Wednesday, November 13, 2013
But we have these treasures in jars of clay to show the all-surpassing power is from God and not from us (2 Corinthians 4:7, NIV).
My demitasse decorated with oranges and blues and highlighted in gold had once been mere dirt, molded, painted and fired specifically to hold Turkish coffee. After I drank my coffee this morning, I noticed the cup had a hairline fracture. It held the coffee just fine, but an almost invisible line reminded me I had dropped it in the sink yesterday.
Though I enjoy these pretty cups, my most important reason for holding, washing, and trying to keep them safe is to enjoy my coffee. Coffee with Scripture. Coffee with my husband or with other loved ones. It's the coffee that's important to me!
Like the clay pots in this verse, we were designed by God to hold amazing treasure. We've been hit by life: divorce, financial shortfalls, wayward children, health surprises, untimely death. The fracture lines they bring are actually occasions for us to discover God's amazing power. No other power is more powerful, even though we might reel with pain. God's Spirit, present and more powerful, transforms each trauma if we let Him. What we thought would have killed us, made us better.
Because the presence of Jesus Christ transforms each trauma, we can still carry the rich tasting, robust smell of God's power. We could have been thrown away or set on a back shelf, but the One who has the power to transform works in us, revealing more and more of God's glorious power.
That's clearly not our own doing.
For Your Consideration
Read and meditate on 2 Corinthians 4:6-9.
How have you found God's power greater than your traumas, helping you heal?
What helps you experience Christ's transforming presence when life gives you a jolt? What keeps God's presence at bay at such times?
Will you rejoice in God's desire to indwell you, His treasured vessel?
Thursday, November 7, 2013
"Did you see that lady?" my sister-in-law asked as the slim, gray haired woman went through the food line?
I asked to be excused from my volunteer work at the church's food booth. Business was slow and I was intrigued when I heard how she had spent her day.
Offering to take her food to her table, I introduced myself. I shared my admiration that she would spend a hot day at the county fair handing out pieces of Good News at the Gideon booth.
Alice's face lit up when I asked why she chose to do that.

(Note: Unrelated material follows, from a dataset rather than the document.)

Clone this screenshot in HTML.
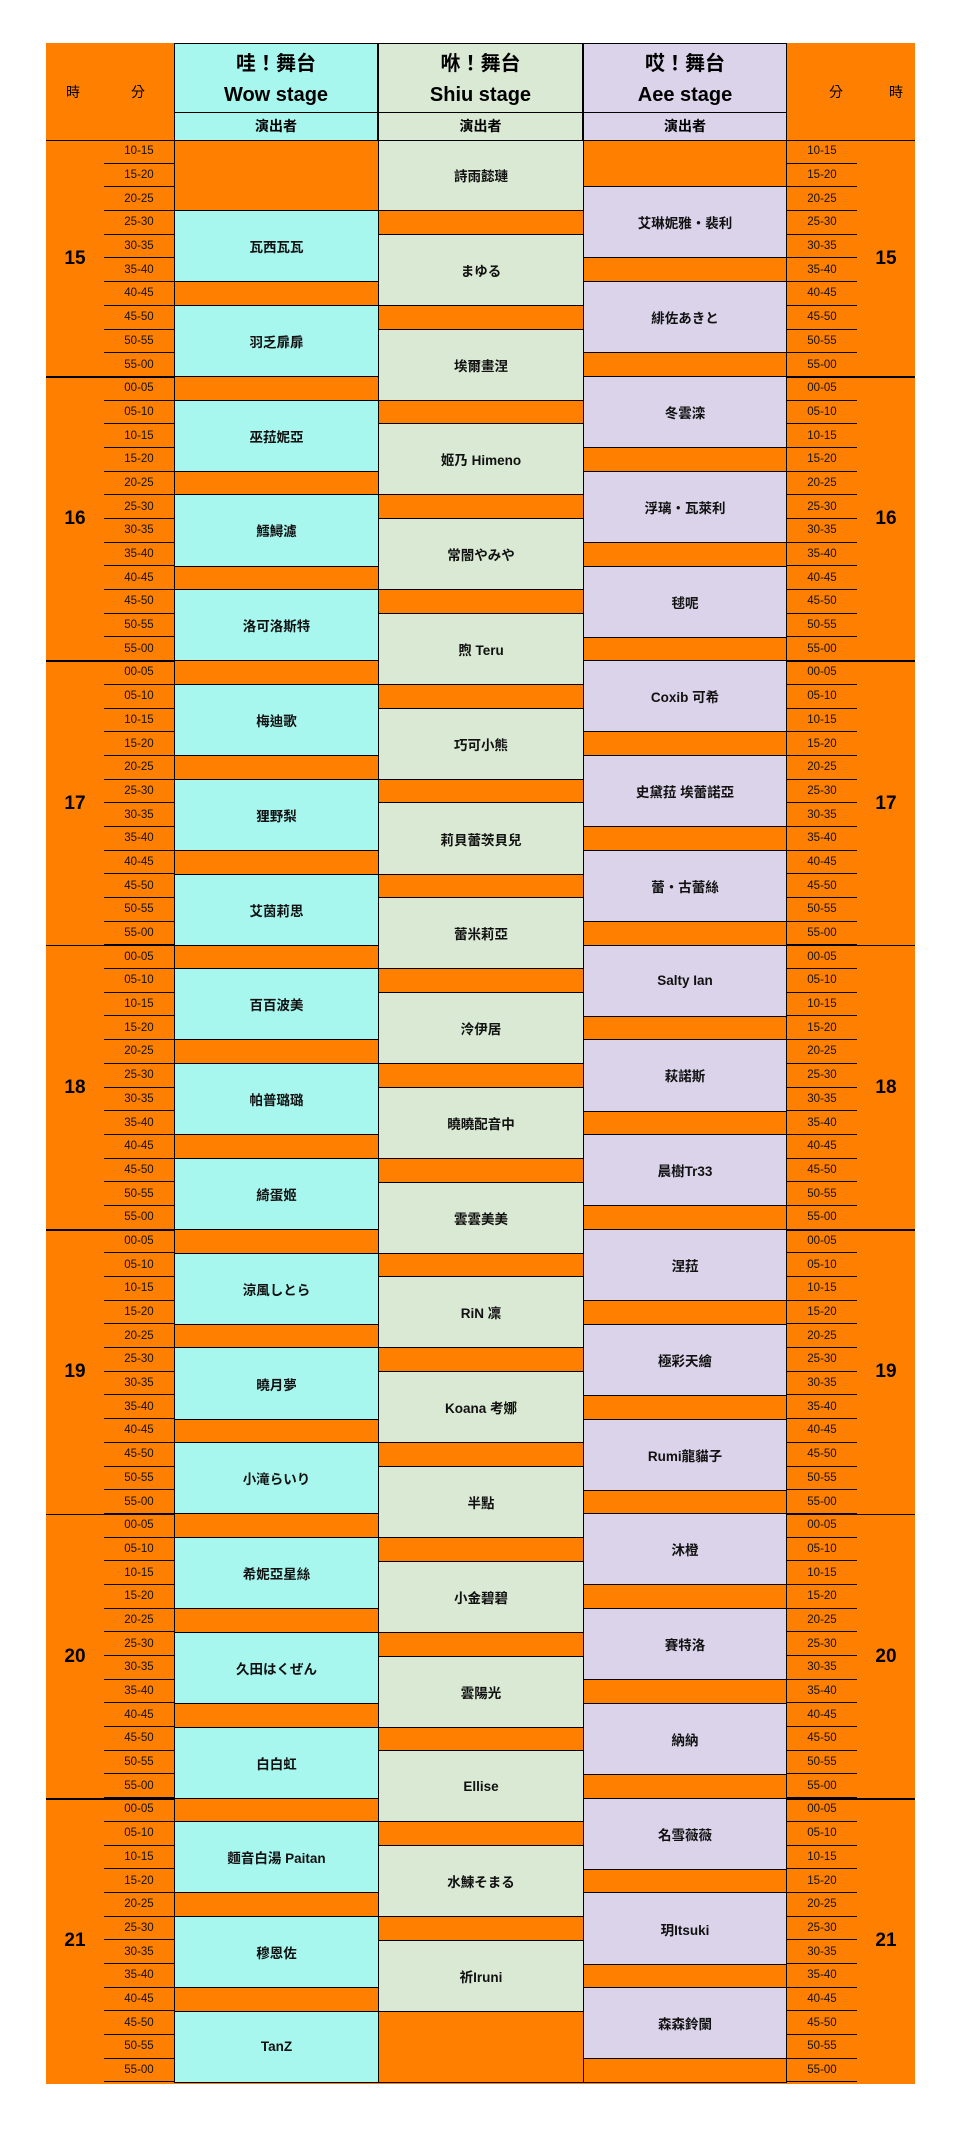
<!DOCTYPE html>
<html><head><meta charset="utf-8"><style>
*{box-sizing:border-box;margin:0;padding:0}
body{width:961px;height:2129px;background:#fff;position:relative;font-family:"Liberation Sans","Noto Sans CJK TC",sans-serif;overflow:hidden}
.a{position:absolute}
.or{background:#FF8000}
.w{background:#A8F7EF}.s{background:#D9E9D3}.e{background:#DAD3E9}
.col{position:absolute;top:140px;display:flex;flex-direction:column}
.col>div{display:flex;align-items:center;justify-content:center;font-weight:bold;font-size:13.5px;color:#111;border-bottom:1px solid #000}
.min{position:absolute;top:140px;width:70px;display:flex;flex-direction:column}
.min div{height:23.7px;border-bottom:1.5px solid #000;font-size:11.5px;display:flex;align-items:center;justify-content:center;color:#111}
.hr{position:absolute;width:58px;display:flex;align-items:center;justify-content:center;font-weight:bold;font-size:19px}
.hl{position:absolute;height:1.5px;background:#000;z-index:5}
.hl.l{left:46px;width:128px}.hl.r{left:787px;width:128px}
.hd{position:absolute;top:43px;height:70px;text-align:center;font-weight:bold;font-size:20px;line-height:31px;padding-top:5px;border:1px solid #000;border-bottom:1.5px solid #000}
.sub{position:absolute;top:113px;height:27px;text-align:center;font-weight:bold;font-size:14px;line-height:26px;border-left:1px solid #000;border-right:1px solid #000}
</style></head><body>
<div class="a or" style="left:46px;top:43px;width:869px;height:2041px"></div>
<div class="a" style="left:66px;top:82px;font-size:14px">時</div>
<div class="a" style="left:131px;top:82px;font-size:14px">分</div>
<div class="a" style="left:829px;top:82px;font-size:14px">分</div>
<div class="a" style="left:889px;top:82px;font-size:14px">時</div>
<div class="hd w" style="left:174px;width:204px">哇！舞台<br>Wow stage</div>
<div class="hd s" style="left:378px;width:205px">咻！舞台<br>Shiu stage</div>
<div class="hd e" style="left:583px;width:204px">哎！舞台<br>Aee stage</div>
<div class="sub w" style="left:174px;width:204px">演出者</div>
<div class="sub s" style="left:378px;width:205px">演出者</div>
<div class="sub e" style="left:583px;width:204px">演出者</div>

<div class="col" style="left:174px;width:204px;border-left:1px solid #000">
<div class="or" style="height:71.1px"></div>
<div class="w" style="height:71.1px">瓦西瓦瓦</div><div class="or" style="height:23.7px"></div>
<div class="w" style="height:71.1px">羽乏扉扉</div><div class="or" style="height:23.7px"></div>
<div class="w" style="height:71.1px">巫菈妮亞</div><div class="or" style="height:23.7px"></div>
<div class="w" style="height:71.1px">鱈鱘濾</div><div class="or" style="height:23.7px"></div>
<div class="w" style="height:71.1px">洛可洛斯特</div><div class="or" style="height:23.7px"></div>
<div class="w" style="height:71.1px">梅迪歌</div><div class="or" style="height:23.7px"></div>
<div class="w" style="height:71.1px">狸野梨</div><div class="or" style="height:23.7px"></div>
<div class="w" style="height:71.1px">艾茵莉思</div><div class="or" style="height:23.7px"></div>
<div class="w" style="height:71.1px">百百波美</div><div class="or" style="height:23.7px"></div>
<div class="w" style="height:71.1px">帕普璐璐</div><div class="or" style="height:23.7px"></div>
<div class="w" style="height:71.1px">綺蛋姬</div><div class="or" style="height:23.7px"></div>
<div class="w" style="height:71.1px">涼風しとら</div><div class="or" style="height:23.7px"></div>
<div class="w" style="height:71.1px">曉月夢</div><div class="or" style="height:23.7px"></div>
<div class="w" style="height:71.1px">小滝らいり</div><div class="or" style="height:23.7px"></div>
<div class="w" style="height:71.1px">希妮亞星絲</div><div class="or" style="height:23.7px"></div>
<div class="w" style="height:71.1px">久田はくぜん</div><div class="or" style="height:23.7px"></div>
<div class="w" style="height:71.1px">白白虹</div><div class="or" style="height:23.7px"></div>
<div class="w" style="height:71.1px">麵音白湯 Paitan</div><div class="or" style="height:23.7px"></div>
<div class="w" style="height:71.1px">穆恩佐</div><div class="or" style="height:23.7px"></div>
<div class="w" style="height:71.1px">TanZ</div>
</div>

<div class="col" style="left:378px;width:205px;border-left:1px solid #000">
<div class="s" style="height:71.1px">詩雨懿璉</div><div class="or" style="height:23.7px"></div>
<div class="s" style="height:71.1px">まゆる</div><div class="or" style="height:23.7px"></div>
<div class="s" style="height:71.1px">埃爾畫涅</div><div class="or" style="height:23.7px"></div>
<div class="s" style="height:71.1px">姬乃 Himeno</div><div class="or" style="height:23.7px"></div>
<div class="s" style="height:71.1px">常闇やみや</div><div class="or" style="height:23.7px"></div>
<div class="s" style="height:71.1px">煦 Teru</div><div class="or" style="height:23.7px"></div>
<div class="s" style="height:71.1px">巧可小熊</div><div class="or" style="height:23.7px"></div>
<div class="s" style="height:71.1px">莉貝蕾茨貝兒</div><div class="or" style="height:23.7px"></div>
<div class="s" style="height:71.1px">蕾米莉亞</div><div class="or" style="height:23.7px"></div>
<div class="s" style="height:71.1px">泠伊居</div><div class="or" style="height:23.7px"></div>
<div class="s" style="height:71.1px">曉曉配音中</div><div class="or" style="height:23.7px"></div>
<div class="s" style="height:71.1px">雲雲美美</div><div class="or" style="height:23.7px"></div>
<div class="s" style="height:71.1px">RiN 凜</div><div class="or" style="height:23.7px"></div>
<div class="s" style="height:71.1px">Koana 考娜</div><div class="or" style="height:23.7px"></div>
<div class="s" style="height:71.1px">半點</div><div class="or" style="height:23.7px"></div>
<div class="s" style="height:71.1px">小金碧碧</div><div class="or" style="height:23.7px"></div>
<div class="s" style="height:71.1px">雲陽光</div><div class="or" style="height:23.7px"></div>
<div class="s" style="height:71.1px">Ellise</div><div class="or" style="height:23.7px"></div>
<div class="s" style="height:71.1px">水鰊そまる</div><div class="or" style="height:23.7px"></div>
<div class="s" style="height:71.1px">祈Iruni</div><div class="or" style="height:71.1px"></div>
</div>

<div class="col" style="left:583px;width:204px;border-left:1px solid #000;border-right:1px solid #000">
<div class="or" style="height:47.4px"></div>
<div class="e" style="height:71.1px">艾琳妮雅・裴利</div><div class="or" style="height:23.7px"></div>
<div class="e" style="height:71.1px">緋佐あきと</div><div class="or" style="height:23.7px"></div>
<div class="e" style="height:71.1px">冬雲滦</div><div class="or" style="height:23.7px"></div>
<div class="e" style="height:71.1px">浮璃・瓦萊利</div><div class="or" style="height:23.7px"></div>
<div class="e" style="height:71.1px">毬呢</div><div class="or" style="height:23.7px"></div>
<div class="e" style="height:71.1px">Coxib 可希</div><div class="or" style="height:23.7px"></div>
<div class="e" style="height:71.1px">史黛菈 埃蕾諾亞</div><div class="or" style="height:23.7px"></div>
<div class="e" style="height:71.1px">蕾・古蕾絲</div><div class="or" style="height:23.7px"></div>
<div class="e" style="height:71.1px">Salty Ian</div><div class="or" style="height:23.7px"></div>
<div class="e" style="height:71.1px">萩諾斯</div><div class="or" style="height:23.7px"></div>
<div class="e" style="height:71.1px">晨樹Tr33</div><div class="or" style="height:23.7px"></div>
<div class="e" style="height:71.1px">涅菈</div><div class="or" style="height:23.7px"></div>
<div class="e" style="height:71.1px">極彩天繪</div><div class="or" style="height:23.7px"></div>
<div class="e" style="height:71.1px">Rumi龍貓子</div><div class="or" style="height:23.7px"></div>
<div class="e" style="height:71.1px">沐橙</div><div class="or" style="height:23.7px"></div>
<div class="e" style="height:71.1px">賽特洛</div><div class="or" style="height:23.7px"></div>
<div class="e" style="height:71.1px">納納</div><div class="or" style="height:23.7px"></div>
<div class="e" style="height:71.1px">名雪薇薇</div><div class="or" style="height:23.7px"></div>
<div class="e" style="height:71.1px">玥Itsuki</div><div class="or" style="height:23.7px"></div>
<div class="e" style="height:71.1px">森森鈴闌</div><div class="or" style="height:23.7px"></div>
</div>
<div class="a" style="left:174px;top:139.5px;width:613px;height:1.5px;background:#000;z-index:5"></div>

<div class="min" style="left:104px">
<div>10-15</div><div>15-20</div><div>20-25</div><div>25-30</div><div>30-35</div><div>35-40</div><div>40-45</div><div>45-50</div><div>50-55</div><div>55-00</div>
<div>00-05</div><div>05-10</div><div>10-15</div><div>15-20</div><div>20-25</div><div>25-30</div><div>30-35</div><div>35-40</div><div>40-45</div><div>45-50</div><div>50-55</div><div>55-00</div>
<div>00-05</div><div>05-10</div><div>10-15</div><div>15-20</div><div>20-25</div><div>25-30</div><div>30-35</div><div>35-40</div><div>40-45</div><div>45-50</div><div>50-55</div><div>55-00</div>
<div>00-05</div><div>05-10</div><div>10-15</div><div>15-20</div><div>20-25</div><div>25-30</div><div>30-35</div><div>35-40</div><div>40-45</div><div>45-50</div><div>50-55</div><div>55-00</div>
<div>00-05</div><div>05-10</div><div>10-15</div><div>15-20</div><div>20-25</div><div>25-30</div><div>30-35</div><div>35-40</div><div>40-45</div><div>45-50</div><div>50-55</div><div>55-00</div>
<div>00-05</div><div>05-10</div><div>10-15</div><div>15-20</div><div>20-25</div><div>25-30</div><div>30-35</div><div>35-40</div><div>40-45</div><div>45-50</div><div>50-55</div><div>55-00</div>
<div>00-05</div><div>05-10</div><div>10-15</div><div>15-20</div><div>20-25</div><div>25-30</div><div>30-35</div><div>35-40</div><div>40-45</div><div>45-50</div><div>50-55</div><div>55-00</div>
</div>
<div class="min" style="left:787px">
<div>10-15</div><div>15-20</div><div>20-25</div><div>25-30</div><div>30-35</div><div>35-40</div><div>40-45</div><div>45-50</div><div>50-55</div><div>55-00</div>
<div>00-05</div><div>05-10</div><div>10-15</div><div>15-20</div><div>20-25</div><div>25-30</div><div>30-35</div><div>35-40</div><div>40-45</div><div>45-50</div><div>50-55</div><div>55-00</div>
<div>00-05</div><div>05-10</div><div>10-15</div><div>15-20</div><div>20-25</div><div>25-30</div><div>30-35</div><div>35-40</div><div>40-45</div><div>45-50</div><div>50-55</div><div>55-00</div>
<div>00-05</div><div>05-10</div><div>10-15</div><div>15-20</div><div>20-25</div><div>25-30</div><div>30-35</div><div>35-40</div><div>40-45</div><div>45-50</div><div>50-55</div><div>55-00</div>
<div>00-05</div><div>05-10</div><div>10-15</div><div>15-20</div><div>20-25</div><div>25-30</div><div>30-35</div><div>35-40</div><div>40-45</div><div>45-50</div><div>50-55</div><div>55-00</div>
<div>00-05</div><div>05-10</div><div>10-15</div><div>15-20</div><div>20-25</div><div>25-30</div><div>30-35</div><div>35-40</div><div>40-45</div><div>45-50</div><div>50-55</div><div>55-00</div>
<div>00-05</div><div>05-10</div><div>10-15</div><div>15-20</div><div>20-25</div><div>25-30</div><div>30-35</div><div>35-40</div><div>40-45</div><div>45-50</div><div>50-55</div><div>55-00</div>
</div>

<div class="hr" style="left:46px;top:140px;height:237px">15</div>
<div class="hr" style="left:46px;top:377px;height:284.4px">16</div>
<div class="hr" style="left:46px;top:661.4px;height:284.4px">17</div>
<div class="hr" style="left:46px;top:945.8px;height:284.4px">18</div>
<div class="hr" style="left:46px;top:1230.2px;height:284.4px">19</div>
<div class="hr" style="left:46px;top:1514.6px;height:284.4px">20</div>
<div class="hr" style="left:46px;top:1799px;height:284.4px">21</div>
<div class="hr" style="left:857px;top:140px;height:237px">15</div>
<div class="hr" style="left:857px;top:377px;height:284.4px">16</div>
<div class="hr" style="left:857px;top:661.4px;height:284.4px">17</div>
<div class="hr" style="left:857px;top:945.8px;height:284.4px">18</div>
<div class="hr" style="left:857px;top:1230.2px;height:284.4px">19</div>
<div class="hr" style="left:857px;top:1514.6px;height:284.4px">20</div>
<div class="hr" style="left:857px;top:1799px;height:284.4px">21</div>

<div class="hl l" style="top:139.5px"></div><div class="hl r" style="top:139.5px"></div>
<div class="hl l" style="top:376px"></div><div class="hl r" style="top:376px"></div>
<div class="hl l" style="top:660.4px"></div><div class="hl r" style="top:660.4px"></div>
<div class="hl l" style="top:944.8px"></div><div class="hl r" style="top:944.8px"></div>
<div class="hl l" style="top:1229.2px"></div><div class="hl r" style="top:1229.2px"></div>
<div class="hl l" style="top:1513.6px"></div><div class="hl r" style="top:1513.6px"></div>
<div class="hl l" style="top:1798px"></div><div class="hl r" style="top:1798px"></div>
</body></html>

She had been raised in Boston by parents who were caught up in the social scene. Her unitarian father thought Jesus was an illegitimate man, and her main faith input was a grandmother who read her Psalms and prayed for her. Before age 30, she had 3 active children, a husband who was often absent with work, and many socialite friends--all of whom were not enough to stifle the nagging suspicion that there was more to life.
That is, until she met Lois.
Lois had rediscovered her Christian upbringing in a way that was exciting and vital. After their children were in bed, they would talk by phone and Lois would share scriptures with Alice. At first, she was offended to hear that she (along with everyone else) was a sinner. But later she discovered and treasured Ephesians 2:8-9. No matter how hard she tried to be a good person, it wouldn't be enough. God had a better way, and He'd already opened the door for her to have true life.
In a Bible Study, honest discussion watered and sprouted Alice's faith. Years passed as her faith grew tall and her relationship with God changed from vague and intellectualized to robust and vibrant.
At first, her husband thought she was crazy, but her new serenity intrigued him. He, too, eventually came to accept Christ's invitation to a transformed life.
Widowed now, with grown children who had themselves discovered new life through Christ, it was Alice's joy to share the treasure she had found. Though stamina and social networks had changed, God's love was just as relevant. As she shared her story, her brown eyes sparkled with life.
Those tracts were maps so others could discover it too.